Greybull Stewardship has closed a $20 million evergreen investment fund, which launched in January 2010. Existing limited partners increased their commitments and the firm added new LPs for the fund’s second, four-year cycle.
Greybull Stewardship today announced the closing of a $20 million evergreen investment fund, Greybull Stewardship, L.P. Since the fund’s January 2010 inception, annual returns have realized 23 percent after fees. As a result, existing limited partners (LPs) increased their commitments and new LPs were added for the second four-year cycle.
The fund is industry agnostic, focusing instead on lower middle market companies with between $1 to $3 million in EBITDA. Other criteria include companies with strong competitive advantages, recurring revenue, and management teams that hold significant equity in the businesses and plan to remain in place after the investment.
“According to a Kauffman Foundation study, only 16 per cent on the Inc. 500 list of the fastest growing private companies had venture capital backing, indicating there is a capital shortage in this sector,” said Mason Myers, general partner of Greybull Stewardship. “The companies we have invested in to date have reached a tipping point – a capital infusion supported by new governance structures gives management the tools to grow into the middle market.”
The fund’s evergreen structure is central to Myers’ strategy of realizing long-term, cash-on-cash returns with maximum flexibility for business owners. Evergreen funds have the flexibility to exit investments based on what is best for the business, rather than because of restrictions created by a fund’s limited life or other fund-specific limitations. Greybull Stewardship also focuses on generating returns by harvesting some cash tax efficiently from annual profits in addition to the sale of investments, which often is well aligned with the objectives of portfolio company co-owners and management.
“I want founders and business owners to see Greybull Stewardship as an ideal co-owner of their growing, profitable company, just as Berkshire Hathaway is the buyer of choice for many great businesses that do not want to sell to a strategic acquirer that will change things or a financial buyer that will sell the company again a few short years later,” said Myers. “I have been a fan of Berkshire Hathaway philosophies ever since my high school years in Omaha, Nebraska. One of the lessons I have taken from Warren Buffett is to create a structure for Greybull Stewardship that makes it an investor preferred by the very best companies.”
Greybull Stewardship’s growth portfolio includes:
StormSource Software the developer of Appointment-Plus, the worldwide leader in mobile and online scheduling software.

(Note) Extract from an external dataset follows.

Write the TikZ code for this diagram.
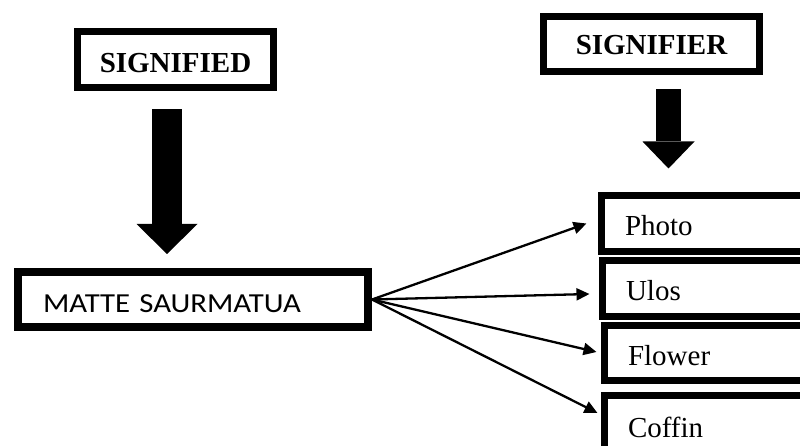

Main Street Gourmet a custom bakery specializing in custom foods such as cookies, muffins, brownies, granola, loaf cakes, toppings and desserts for grocery store bakeries and restaurants.
ABC Sports Camps provides registration services for sport camps and events by offering complete online management, marketing and reporting tools.
Real Estate Institute and Bookmark Education offer continuing education for real estate, mortgage, insurance, and legal professionals.
Sites for Law Firms provides websites for law firms with built in marketing and self-editable content.
“Over the last three years, the company has grown from just a handful of employees to a current team of over sixty people. In that time we’ve grown revenue at a compound rate of over 35% per year and become the leading appointment scheduling software in a significant market. We look forward to our continued partnership with Mason and his investors as we continue to expand our services globally,” said Bob La Loggia, founder and CEO, Appointment Plus.
About Greybull Stewardship
Greybull Stewardship exists to provide business owners an ideal co-owner and steward of their business and earn attractive long-term, compounding, cash-on-cash returns for investors. Greybull’s evergreen fund structure and flexible investment horizon is designed to align with the objectives of portfolio company co-owners and management, comprised of growing, profitable organizations in the lower middle market with between $1 to $3 million in EBITDA.